→ **Task directions**
Pull each line containing "image" out of the data and copy it.

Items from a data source
★ ★ ★
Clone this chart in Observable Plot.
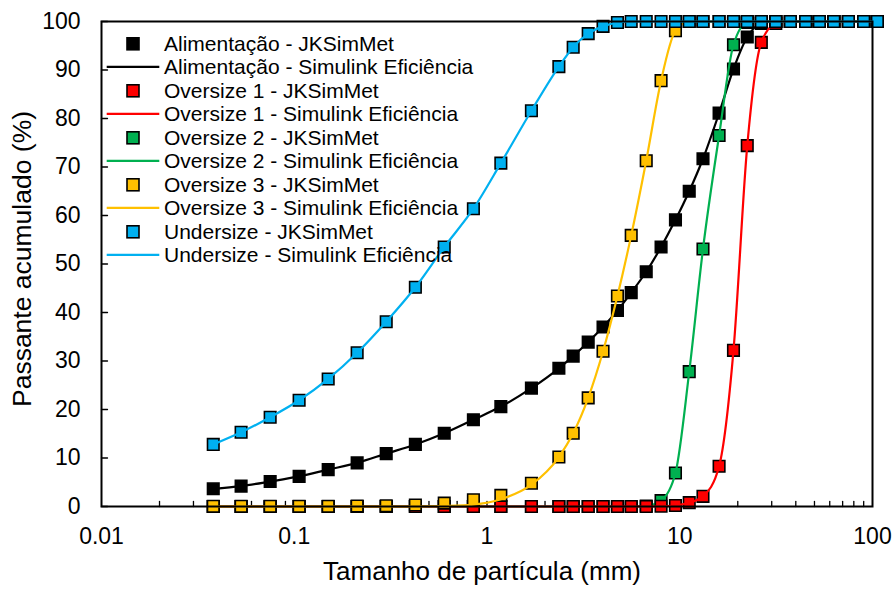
<!DOCTYPE html>
<html><head><meta charset="utf-8">
<script src="https://cdn.jsdelivr.net/npm/d3@7"></script>
<script src="https://cdn.jsdelivr.net/npm/@observablehq/plot@0.6"></script>
<style>
body{margin:0;background:#fff;font-family:"Liberation Sans",Arial,sans-serif;}
#wrap{position:relative;width:895px;height:590px;}
#legend{position:absolute;left:106px;top:31.5px;}
.row{display:flex;align-items:center;height:23.55px;font-size:21px;color:#000;white-space:nowrap;line-height:23.55px}
.sw{width:58px;height:23.55px;flex:none;display:block}
</style></head><body>
<div id="wrap"><div id="legend"></div></div>
<script>
// Sieve sizes (mm)
const sizes = [0.038, 0.053, 0.075, 0.106, 0.15, 0.212, 0.3, 0.425, 0.6, 0.85, 1.18, 1.7, 2.36, 2.8, 3.35, 4.0, 4.75, 5.6, 6.7, 8.0, 9.5, 11.2, 13.2, 16, 19, 22.4, 26.5, 31.5, 37.5, 45, 53, 63, 75, 90, 106];

// JKSimMet (points)
const alimJK = [3.65, 4.2, 5.15, 6.2, 7.6, 9.0, 10.9, 12.8, 15.1, 17.9, 20.6, 24.4, 28.5, 31.0, 33.9, 37.0, 40.4, 44.1, 48.4, 53.5, 59.1, 65.0, 71.7, 81.1, 90.2, 96.8, 99.6, 100, 100, 100, 100, 100, 100, 100, 100];
const over1JK = [0, 0, 0, 0, 0, 0, 0, 0, 0, 0, 0, 0, 0, 0, 0, 0, 0, 0, 0, 0.05, 0.2, 0.8, 2.1, 8.3, 32.2, 74.4, 95.7, 99.6, 100, 100, 100, 100, 100, 100, 100];
const over2JK = [0, 0, 0, 0, 0, 0, 0, 0, 0, 0, 0, 0, 0, 0, 0, 0, 0, 0, 0.1, 1.2, 6.9, 27.8, 53.1, 76.5, 95.2, 99.8, 100, 100, 100, 100, 100, 100, 100, 100, 100];
const over3JK = [0.05, 0.05, 0.05, 0.05, 0.05, 0.1, 0.15, 0.3, 0.7, 1.4, 2.3, 4.8, 10.2, 15.1, 22.4, 32.0, 43.4, 55.9, 71.3, 87.8, 98.1, 100, 100, 100, 100, 100, 100, 100, 100, 100, 100, 100, 100, 100, 100];
const underJK = [12.8, 15.3, 18.4, 21.9, 26.3, 31.7, 38.1, 45.2, 53.5, 61.4, 70.8, 81.6, 90.7, 94.7, 97.5, 99.0, 99.8, 100, 100, 100, 100, 100, 100, 100, 100, 100, 100, 100, 100, 100, 100, 100, 100, 100, 100];

// Simulink Eficiência (lines)
const alimSim = [3.65, 4.2, 5.15, 6.2, 7.6, 9.0, 10.9, 12.8, 15.1, 17.9, 20.6, 24.4, 28.5, 31.0, 33.9, 37.0, 40.4, 44.1, 48.4, 53.5, 59.1, 65.0, 71.7, 81.1, 90.2, 96.8, 99.6, 100, 100, 100, 100, 100, 100, 100, 100];
const over1Sim = [0, 0, 0, 0, 0, 0, 0, 0, 0, 0, 0, 0, 0, 0, 0, 0, 0, 0, 0, 0.05, 0.2, 0.8, 2.1, 8.3, 32.2, 74.4, 95.7, 99.6, 100, 100, 100, 100, 100, 100, 100];
const over2Sim = [0, 0, 0, 0, 0, 0, 0, 0, 0, 0, 0, 0, 0, 0, 0, 0, 0, 0, 0.1, 1.2, 6.9, 27.8, 53.1, 76.5, 95.2, 99.8, 100, 100, 100, 100, 100, 100, 100, 100, 100];
const over3Sim = [0, 0, 0, 0, 0, 0, 0, 0, 0.1, 0.4, 1.5, 4.5, 10.2, 15.1, 22.4, 32.0, 43.4, 55.9, 71.3, 87.8, 98.1, 100, 100, 100, 100, 100, 100, 100, 100, 100, 100, 100, 100, 100, 100];
const underSim = [12.8, 15.3, 18.4, 21.9, 26.3, 31.7, 38.1, 45.2, 53.5, 61.4, 70.8, 81.6, 90.7, 94.7, 97.5, 99.0, 99.8, 100, 100, 100, 100, 100, 100, 100, 100, 100, 100, 100, 100, 100, 100, 100, 100, 100, 100];

const seriesNames = ["Alimentação", "Oversize 1", "Oversize 2", "Oversize 3", "Undersize"];
const seriesColors = ["#000000", "#FF0000", "#00B050", "#FFC000", "#00B0F0"];
const jkSeries = [alimJK, over1JK, over2JK, over3JK, underJK];
const simSeries = [alimSim, over1Sim, over2Sim, over3Sim, underSim];
const drawOrder = [0, 2, 1, 3, 4];

const xTicks = [0.01, 0.1, 1, 10, 100];
const xTickLabels = ["0.01", "0.1", "1", "10", "100"];
const xTickMarks = [0.02,0.03,0.04,0.05,0.06,0.07,0.08,0.09,0.1,0.2,0.3,0.4,0.5,0.6,0.7,0.8,0.9,1,2,3,4,5,6,7,8,9,10,20,30,40,50,60,70,80,90];
const yTicks = [0, 10, 20, 30, 40, 50, 60, 70, 80, 90, 100];
const yTickLabels = ["0", "10", "20", "30", "40", "50", "60", "70", "80", "90", "100"];
const xTitle = "Tamanho de partícula (mm)";
const yTitle = "Passante acumulado (%)";

const tickShape = {draw(context, l) { context.moveTo(0, 0); context.lineTo(0, -l); }};

const seriesMarks = [];
drawOrder.forEach(i => {
  seriesMarks.push(Plot.dot(sizes, {x: sizes, y: jkSeries[i], symbol: "square", r: 6.5, fill: seriesColors[i], stroke: "#000", strokeWidth: 1.6}));
  seriesMarks.push(Plot.line(sizes, {x: sizes, y: simSeries[i], stroke: seriesColors[i], strokeWidth: 2.2, curve: "monotone-x"}));
});

const chart = Plot.plot({
  width: 895, height: 590,
  marginLeft: 101, marginRight: 23, marginTop: 21, marginBottom: 84,
  x: {type: "log", domain: [0.01, 100]},
  y: {domain: [0, 100]},
  style: {fontFamily: "'Liberation Sans', Arial, sans-serif", background: "white", color: "black"},
  marks: [
    Plot.axisX(xTicks, {tickSize: 0, tickPadding: 21, fontSize: 23, tickFormat: d => xTickLabels[xTicks.indexOf(d)], label: null}),
    Plot.axisY(yTicks, {tickSize: 0, tickPadding: 21, fontSize: 23, tickFormat: d => yTickLabels[yTicks.indexOf(d)], label: null}),
    Plot.vector(xTickMarks, {x: d => d, frameAnchor: "bottom", length: 5, rotate: 0, anchor: "start", shape: tickShape, stroke: "black", strokeWidth: 1.3}),
    Plot.vector(yTicks, {y: d => d, frameAnchor: "left", length: 6, rotate: 90, anchor: "start", shape: tickShape, stroke: "black", strokeWidth: 1.3}),
    Plot.text([xTitle], {frameAnchor: "bottom", lineAnchor: "middle", textAnchor: "middle", dy: 65, dx: -5, fontSize: 26, text: d => d, fill: "black"}),
    Plot.text([yTitle], {frameAnchor: "left", lineAnchor: "middle", textAnchor: "middle", dx: -78.5, dy: -5, rotate: -90, fontSize: 26.5, text: d => d, fill: "black"}),
    ...seriesMarks,
    Plot.frame({stroke: "black", strokeWidth: 2})
  ]
});
document.getElementById("wrap").prepend(chart);

// Legend
const legend = document.getElementById("legend");
seriesNames.forEach((name, i) => {
  const r1 = document.createElement("div");
  r1.className = "row";
  r1.innerHTML = `<svg class="sw" width="58" height="23.55"><rect x="21" y="5.8" width="12" height="12" fill="${seriesColors[i]}" stroke="#000" stroke-width="1.6"/></svg><span>${name} - JKSimMet</span>`;
  legend.appendChild(r1);
  const r2 = document.createElement("div");
  r2.className = "row";
  r2.innerHTML = `<svg class="sw" width="58" height="23.55"><line x1="0.7" x2="53.3" y1="11.8" y2="11.8" stroke="${seriesColors[i]}" stroke-width="2.2"/></svg><span>${name} - Simulink Eficiência</span>`;
  legend.appendChild(r2);
});
</script>
</body></html>
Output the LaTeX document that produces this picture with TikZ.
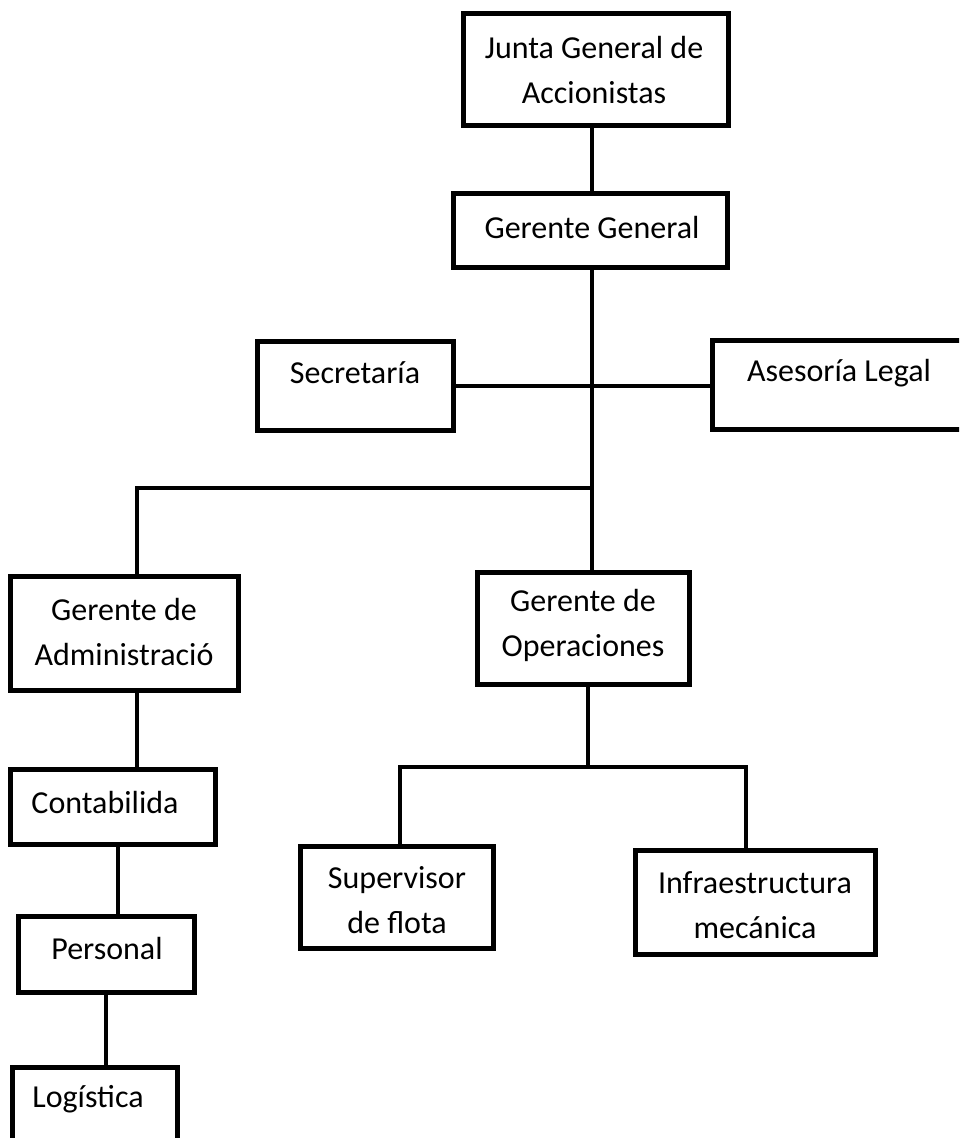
\documentclass[tikz,border=0pt]{standalone}
\usepackage{fontspec}
\setmainfont{Carlito}
\begin{document}
\begin{tikzpicture}[x=1pt,y=-1pt,
  box/.style={draw=black,line width=5pt,rectangle,inner sep=0pt},
  txt/.style={font=\fontsize{32}{45}\selectfont,align=center,inner sep=0pt},
  conn/.style={draw=black,line width=4pt}]
\useasboundingbox (0,0) rectangle (959,1138);
\clip (0,0) rectangle (959,1138);
% boxes
\node[box,minimum width=265pt,minimum height=112pt] (junta) at (595.5,69) {};
\node[box,minimum width=274pt,minimum height=74pt] (gg) at (590,230) {};
\node[box,minimum width=196pt,minimum height=89pt] (sec) at (355,385.5) {};
\node[box,minimum width=254pt,minimum height=89pt] (ase) at (839,384.5) {};
\node[box,minimum width=228pt,minimum height=114pt] (adm) at (124,633) {};
\node[box,minimum width=212pt,minimum height=112pt] (ope) at (583,628) {};
\node[box,minimum width=205pt,minimum height=75pt] (con) at (112.5,806.5) {};
\node[box,minimum width=176pt,minimum height=76pt] (per) at (106,954) {};
\node[box,minimum width=165pt,minimum height=76pt] (log) at (94.5,1105) {};
\node[box,minimum width=193pt,minimum height=102pt] (sup) at (396.5,897) {};
\node[box,minimum width=240pt,minimum height=104pt] (inf) at (755,902) {};
% texts
\node[txt] (tjunta) at (594,70) {Junta General de\\Accionistas};
\node[txt] (tgg) at (592,228) {Gerente General};
\node[txt] (tsec) at (355,373) {Secretaría};
\node[txt] (tase) at (839,373) {Asesoría Legal};
\node[txt] (tadm) at (124,632) {Gerente de\\Administració};
\node[txt] (tope) at (583,625) {Gerente de\\Operaciones};
\node[txt] (tcon) at (105,802) {Contabilida};
\node[txt] (tper) at (107,948) {Personal};
\node[txt] (tlog) at (88,1099) {Logística};
\node[txt] (tsup) at (397,900) {Supervisor\\de flota};
\node[txt] (tinf) at (755,905) {Infraestructura\\mecánica};
% helper coordinates
\coordinate (trunk) at (592,0);
\coordinate (b1) at (592,488);
\coordinate (admx) at (137,0);
\coordinate (conx) at (118,0);
\coordinate (perx) at (106,0);
\coordinate (opex) at (588,0);
\coordinate (b2) at (588,767);
\coordinate (supx) at (400,0);
\coordinate (infx) at (746,0);
% connectors
\draw[conn] (junta.south -| trunk) -- (gg.north -| trunk);
\draw[conn] (gg.south -| trunk) -- (ope.north -| trunk);
\draw[conn] (sec.east) -- (sec.east -| ase.west);
\draw[conn] (b1) -| (adm.north -| admx);
\draw[conn] (adm.south -| admx) -- (con.north -| admx);
\draw[conn] (con.south -| conx) -- (per.north -| conx);
\draw[conn] (per.south -| perx) -- (log.north -| perx);
\draw[conn] (ope.south -| opex) -- (b2);
\draw[conn] (sup.north -| supx) |- (b2) -| (inf.north -| infx);
\end{tikzpicture}
\end{document}
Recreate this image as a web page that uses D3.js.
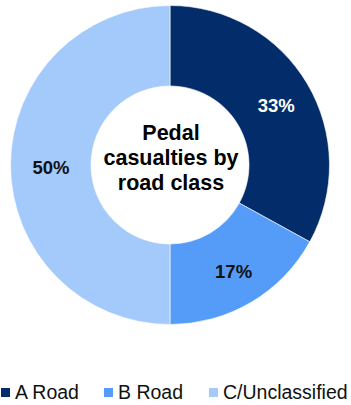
<!DOCTYPE html>
<html>
<head>
<meta charset="utf-8">
<script src="https://cdn.jsdelivr.net/npm/d3@7"></script>
<style>
  html, body { margin: 0; padding: 0; background: #fff; }
  svg { display: block; font-family: "Liberation Sans", Arial, sans-serif; }
</style>
</head>
<body>
<svg id="chart" width="351" height="405"></svg>
<script>
// Pedal casualties split by road class (percent of total)
const categories = ["A Road", "B Road", "C/Unclassified"];
const values = [33, 17, 50];
const colors = ["#022d6a", "#559cf8", "#a4cafc"];
const labelColors = ["#ffffff", "#111111", "#111111"];
const titleLines = ["Pedal", "casualties by", "road class"];

const svg = d3.select("#chart");
const cx = 170, cy = 165;
const outerR = 159.5, innerR = 79;

const pie = d3.pie().sort(null).value(d => d.value);
const arcs = pie(categories.map((c, i) => ({ name: c, value: values[i], i })));

const arc = d3.arc().innerRadius(innerR).outerRadius(outerR);
const labelArc = d3.arc().innerRadius(121).outerRadius(121);

const g = svg.append("g").attr("transform", `translate(${cx},${cy})`);

g.selectAll("path.slice")
  .data(arcs)
  .join("path")
  .attr("class", "slice")
  .attr("d", arc)
  .attr("fill", d => colors[d.data.i])
  .attr("stroke", "#ffffff")
  .attr("stroke-width", 0.6);

// Percentage labels, vertically centred on the slice centroid
g.selectAll("text.pct")
  .data(arcs)
  .join("text")
  .attr("class", "pct")
  .attr("x", d => labelArc.centroid(d)[0] + 2)
  .attr("y", d => labelArc.centroid(d)[1] + 9)
  .attr("text-anchor", "middle")
  .attr("font-size", "18.5px")
  .attr("font-weight", "bold")
  .attr("fill", d => labelColors[d.data.i])
  .text(d => d.data.value + "%");

// Centre title
const title = svg.append("text")
  .attr("text-anchor", "middle")
  .attr("font-size", "21.5px")
  .attr("font-weight", "bold")
  .attr("fill", "#000");
titleLines.forEach((t, i) => {
  title.append("tspan")
    .attr("x", 171)
    .attr("y", 139.5 + i * 25)
    .text(t);
});

// Legend
const legendX = [1, 104, 209];
const legend = svg.append("g");
categories.forEach((c, i) => {
  legend.append("rect")
    .attr("x", legendX[i])
    .attr("y", 388)
    .attr("width", 9)
    .attr("height", 9)
    .attr("fill", colors[i]);
  legend.append("text")
    .attr("x", legendX[i] + 14)
    .attr("y", 398.5)
    .attr("font-size", "19.5px")
    .attr("fill", "#111")
    .text(c);
});
</script>
</body>
</html>
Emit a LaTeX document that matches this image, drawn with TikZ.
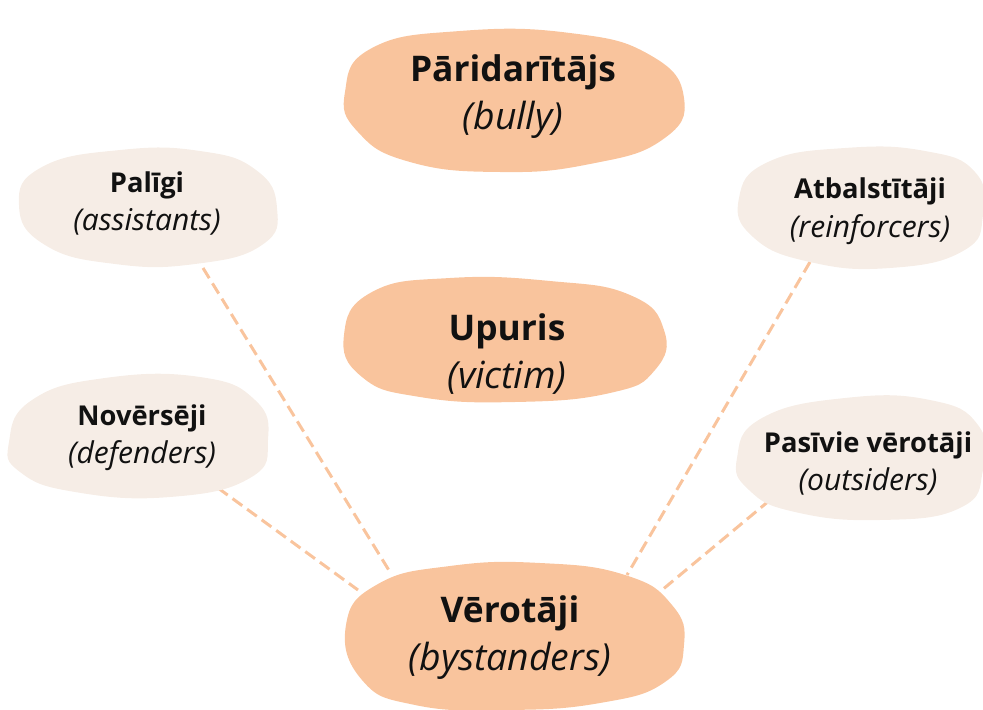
\documentclass[tikz,border=0pt]{standalone}
\usepackage{fontspec}
\setmainfont{Open Sans}
\definecolor{peach}{HTML}{F9C49D}
\definecolor{cream}{HTML}{F6EDE6}
\definecolor{dashc}{HTML}{F9C49D}
\definecolor{ink}{HTML}{111111}
\newcommand\BigLbl[2]{{\fontsize{26.5}{36}\selectfont\bfseries #1}\\{\fontsize{28}{36}\selectfont\itshape #2}}
\newcommand\SmallLbl[2]{{\fontsize{20.5}{28.5}\selectfont\bfseries #1}\\{\fontsize{22.5}{28.5}\selectfont\itshape #2}}
\begin{document}
\begin{tikzpicture}[x=0.75pt,y=-0.75pt,
  bigblob/.style={fill=peach},
  smallblob/.style={fill=cream},
  link/.style={draw=dashc, line width=2.25pt, dash pattern=on 9pt off 4.5pt},
  biglabel/.style={align=center, text=ink, inner sep=0pt, anchor=base, font=\fontsize{26.5}{36}\selectfont},
  smalllabel/.style={align=center, text=ink, inner sep=0pt, anchor=base, font=\fontsize{20.5}{28.5}\selectfont}]
\useasboundingbox (0,0) rectangle (983,710);
% connector end points
\coordinate (pa) at (203,268); \coordinate (pb) at (390,572);
\coordinate (na) at (218,488); \coordinate (nb) at (358,590);
\coordinate (aa) at (810,262); \coordinate (ab) at (627,575);
\coordinate (sa) at (770,500); \coordinate (sb) at (662,590);
\draw[link] (pa) -- (pb);
\draw[link] (na) -- (nb);
\draw[link] (aa) -- (ab);
\draw[link] (sa) -- (sb);
% blobs
\fill[bigblob] plot[smooth cycle, tension=0.8] coordinates {(345,92) (372,48) (460,31) (570,33) (650,55) (684,98) (662,140) (590,164) (500,172) (410,162) (358,132)};
\fill[bigblob] plot[smooth cycle, tension=0.8] coordinates {(344,335) (372,292) (450,278) (550,281) (630,295) (664,330) (655,370) (610,393) (515,402) (420,397) (362,377)};
\fill[bigblob] plot[smooth cycle, tension=0.8] coordinates {(346,625) (378,584) (450,566) (540,563) (625,575) (672,605) (684,645) (665,682) (600,703) (505,710) (415,705) (362,680)};
\fill[smallblob] plot[smooth cycle, tension=0.8] coordinates {(19,205) (42,167) (120,150) (200,151) (256,170) (277,208) (262,245) (195,264) (115,264) (45,245)};
\fill[smallblob] plot[smooth cycle, tension=0.8] coordinates {(739,198) (768,162) (845,148) (925,151) (975,172) (983,215) (963,251) (890,268) (810,262) (753,237)};
\fill[smallblob] plot[smooth cycle, tension=0.8] coordinates {(9,442) (32,400) (105,378) (200,377) (255,400) (268,440) (250,478) (170,497) (75,492) (20,472)};
\fill[smallblob] plot[smooth cycle, tension=0.8] coordinates {(737,458) (762,418) (845,398) (930,400) (978,425) (983,470) (960,508) (880,520) (795,512) (749,490)};
% labels (anchored at baseline of the last line)
\node[biglabel] (bully) at (513,130) {\BigLbl{Pāridarītājs}{(bully)}};
\node[biglabel] (victim) at (507,388) {\BigLbl{Upuris}{(victim)}};
\node[biglabel] (bystanders) at (510,670) {\BigLbl{Vērotāji}{(bystanders)}};
\node[smalllabel] (assistants) at (147,230) {\SmallLbl{Palīgi}{(assistants)}};
\node[smalllabel] (reinforcers) at (870,237) {\SmallLbl{Atbalstītāji}{(reinforcers)}};
\node[smalllabel] (defenders) at (142,463) {\SmallLbl{Novērsēji}{(defenders)}};
\node[smalllabel] (outsiders) at (868,490) {\SmallLbl{Pasīvie vērotāji}{(outsiders)}};
\end{tikzpicture}
\end{document}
★ ★ ★
→ **Response to this exercise**
Recreate this image as a web page that uses D3.js.
Emit a LaTeX document that matches this image, drawn with TikZ.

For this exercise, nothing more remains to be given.